Desde antes daquela reunião, Bolsonaro já havia protagonizado uma desavença com Moro por querer trocar o chefe da PF no Rio de Janeiro, Ricardo Saadi. O estopim para a saída de Moro foi a decisão do presidente de exonerar o então diretor-geral Maurício Valeixo, homem de confiança do ex-ministro. Na sequência, Bolsonaro tentou nomear para o posto o também delegado Alexandre Ramagem, que havia coordenado sua equipe de segurança durante a campanha de 2018. Por considerar que a nomeação violaria princípios da “impessoalidade e da moralidade”, o ministro Alexandre de Moraes, do STF, suspendeu a nomeação. Ramagem acabou indo para a direção da Abin, o serviço secreto do governo – onde logo depois seria acusado de produzir documentos para ajudar na defesa de Flávio Bolsonaro. Para a cadeira vaga na Polícia Federal, o presidente acabou escolhendo o delegado Rolando de Souza, tido como um perfil técnico, que depois acabaria substituído por Paulo Maiurino, porque o presidente desejava para a posição alguém mais talhado politicamente.

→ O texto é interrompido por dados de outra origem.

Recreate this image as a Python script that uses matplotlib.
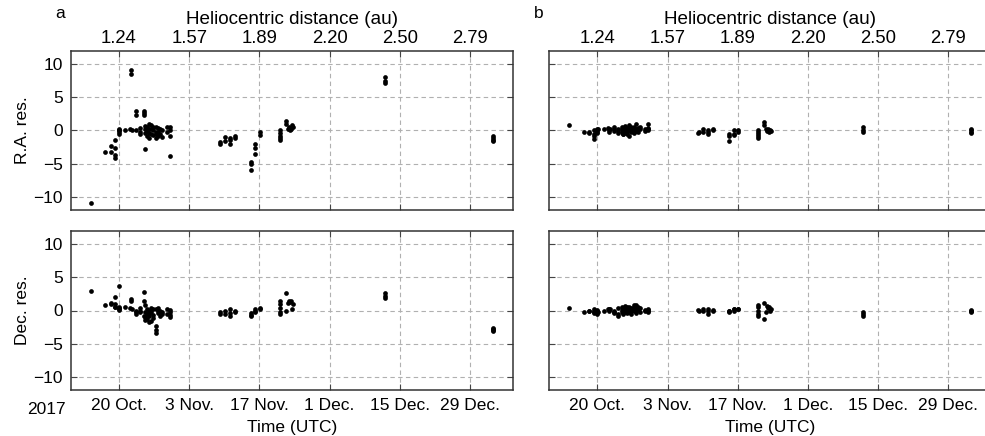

A mudança se deu na sequência de uma troca importante no Ministério da Justiça, ao qual a Polícia Federal está subordinada. Saiu André Mendonça e entrou Anderson Torres, delegado da PF com larga experiência política – por muitos anos, ele foi assessor parlamentar e, até ser convocado por Bolsonaro, era secretário de Segurança no Distrito Federal. Tão logo assumiu, além do diretor-geral, Torres trocou os superintendentes da PF em São Paulo, na Bahia, em Roraima, em Santa Catarina, no Rio Grande do Sul e no Amazonas. O ministro chegou a declarar que requisitaria à Polícia Federal informações sobre investigações que ligavam governadores a desvios de verbas destinadas ao combate à pandemia. A afirmação foi vista como mais um sinal de que o plano de Bolsonaro de controlar a PF foi alcançado plenamente: a iniciativa do ministro estava em linha com a vontade do presidente, na berlinda com a CPI da Covid, de desviar para os chefes dos governos estaduais a inteira responsabilidade pelas desastrosas medidas de combate à pandemia no país. Do topo da hierarquia à linha de frente das investigações, a PF vai sendo colocada sob a sombra de Bolsonaro.